The Special Court has convicted two former chairpersons of the Nepal Telecommunications Authority (NTA) of corruption in the procurement of the Mobile Device Management System (MDMS).
A bench comprising Special Court Chair Tek Narayan Kunwar and Justices Ritendra Thapa and Bidur Koirala delivered the verdict on Thursday, March 6.
In March last year, the Commission for the Investigation of Abuse of Authority (CIAA) filed a corruption case against 19 individuals and the joint venture (JV) of Nuemera (M) Sdn. Bhd. (Malaysia), Namaste Global Comm Pte. Ltd. (Singapore), and OSI Digital Pvt. Ltd. (India).
Alongside former NTA chairpersons Digambar Jha and Purushottam Khanal, the court found the foreign JV involved in the procurement process—and the group chairman of its lead partner—guilty of irregularities.
The anti-corruption body had sought compensation of Rs 919.8 million from the defendants and an additional penalty of Rs 232 million. However, the court ruled that Rs 232 million was embezzled in the MDMS procurement process and ordered Jha, Khanal, the JV, and the Group Chairman of its lead company to forfeit Rs 58.01 million each.
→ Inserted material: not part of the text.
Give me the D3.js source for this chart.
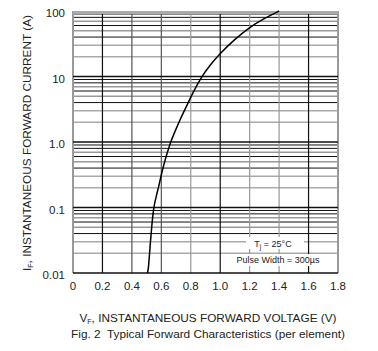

Jha, Khanal, and Mohd Noor Amin Bin Mohd Noor Khan (also known as Dakut Mohd Noor Amin), the group chair of Nuemera (M) Sdn. Bhd., were each sentenced to one year in prison. Additionally, the court imposed an extra one-month prison sentence on Jha and Khanal for violating legal procedures and causing financial losses to the government while serving as NTA chairpersons.
However, several defendants, including Ananda Raj Khanal, Dipesh Acharya, Surendra Lal Hada, Min Prasad Aryal, Achyutananda Mishra, Revati Ram Panth, Sandip Adhikari, Binod Chandra Shrestha, Surya Prasad Lamichhane, Pratiksha Poudel, Vijay Kumar Ray Yadav, and Nirajan Koirala, were acquitted.
According to NTA, the MDMS was launched in September 2022 to regulate illegal mobile imports . It repeatedly issued notices requiring all mobile devices brought from abroad or purchased locally to be registered in the system or face deactivation.
In its charge sheet, the CIAA had accused the defendants of procuring the MDMS system with malicious intent. The process, it claimed, was rushed without proper cost estimation, and the bid was accepted despite showing unnaturally high operational costs.